You started to produce and perform very young, at about sixteen in Detroit. It was the year 1999 and it was not so easy as today to spread around your own music. How did everything happen?
Interesting, nobody has asked me about that in a long time. Basically the first two demos I sent out were signed, Isophlux being one of them. Funny looking back because I was so excited over a $200 check that I went to Kinko’s and made a photocopy of it. I guess Travis (Machinedrum) heard a strange demo that I sent to M3rck in Miami. I just remember it was a bunch of 1-2 minute demos inspired by Detroit ghettotech radio, sampling a bunch of nasty stuff. After I released on M3rck, the A&R from Warp Records heard it and hit me up which I felt really good about because it wasn’t until I was preparing my release that they knew I was so young and from Detroit, which proved to myself that they were really all about my music and not trying to sell me.
You’re a Detroit born and raised artist now living in Berlin. What connects the two towns musically and culturally speaking?
Honestly, I don’t even know what I can say anymore about this. Berlin is so different than it was during the days of Detroit Techno beginning, so you may want to ask Derrick May because he has some interesting ideas about that. I personally don’t see much in common anymore. The parties in Detroit are not much like the parties in Berlin. They both have their own vibe. Detroit has some real struggle going on, and as for Berlin I just don’t know. I have been living in Berlin as a foreigner, a very heavily traveling foreigner. I’m not even here that much so I can’t make myself the foremost authority on anything in Berlin… I can talk about Detroit all week though.
You have or have had a lot of parallel projects as musician or producer such as Amalmy, Creepy Autograph, Her Bad Habit. Which one is still going on and which one is dead?
I think Almamy added himself in there because we didn’t really do anything, but I find him very interesting and one of the strangest singers ever. It’s too bad we haven’t heard much from him. Creepy Autograph is a randomly shifting group of different members, we don’t really talk much about it and its not very important if I am involved in every track or not… But yeah all these projects of mine have a new home on my label, Ultramajic. I immediately shut down all offers from other labels to focus on my label because I feel like we have some great integrity and a very cool team, I’m grateful for all the people I worked with but I have plans.
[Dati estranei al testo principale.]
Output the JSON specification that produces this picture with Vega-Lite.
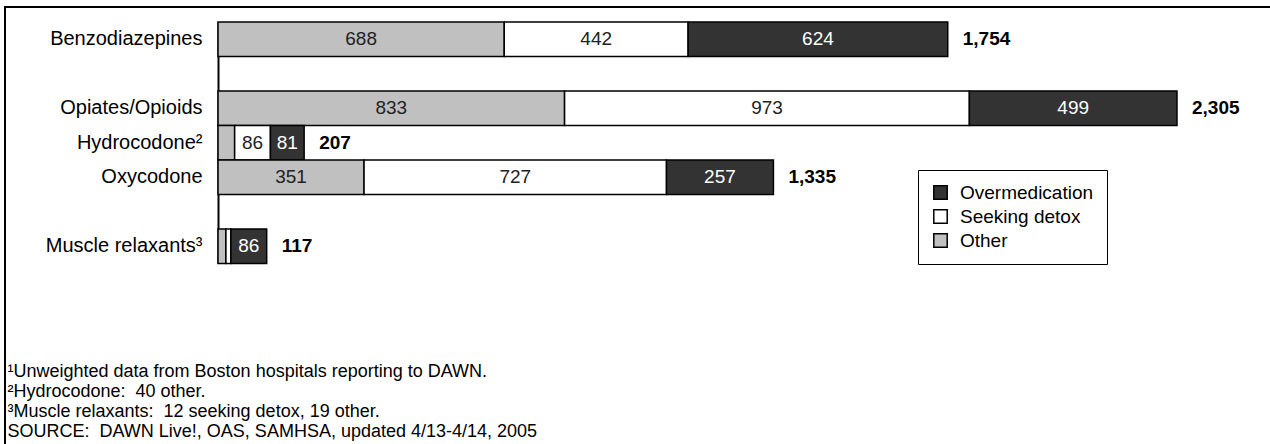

I think that the project JETS actually is one of the most interesting acts out there and talking about your first EP with Fact Magazine once you said: “Inside there’s a sense of where we’ve been, what we’ve come to, and everything in between.” What’s “the everything in between” and what has changed since 2012 to today?
Yeah we are really into JETS too, its just that its not a priority for me or Travis. In fact, we just about had to be convinced to ever release the stuff because it was truly about making music for us. It wasn’t until our friend said “you guys need to release this”. Travis and I just care too much about our own projects to make it official, we both know it could be amazing and perhaps there will be more in the future. We have a lot of tracks that need finishing and we’ve plans to get in the studio this year but we don’t care enough to make any release commitments until it feels right and for me this is very important because its introducing some real integrity into it without being forced, this is the only way we can do the JETS sound.
I read in your bio that you are the self-proclaimed poster child of the “Sound Couture”. Wanna explain us what do you mean by Sound Couture and why do you define yourself its archetype?
I said that I do “sound couture” at one point because for a long time I was doing highly designed music, really focusing on sound design and rhythm design and I was relating this to when I studied fashion design. Although, I studied fashion for a short time and since I didn’t end up liking it I always compare my music to design. I suppose all the random jobs I had in Detroit had a big influence on me. I used to do all sorts of things, I used to be such a hustler in that respect…. I’ve had jobs as a makeup artist, head graphic designer at MOCAD, mortuary assistant, ghostwriter, and I even worked as a stonemason for two summers which is how I learned how to integrate Fibonacci into my artwork.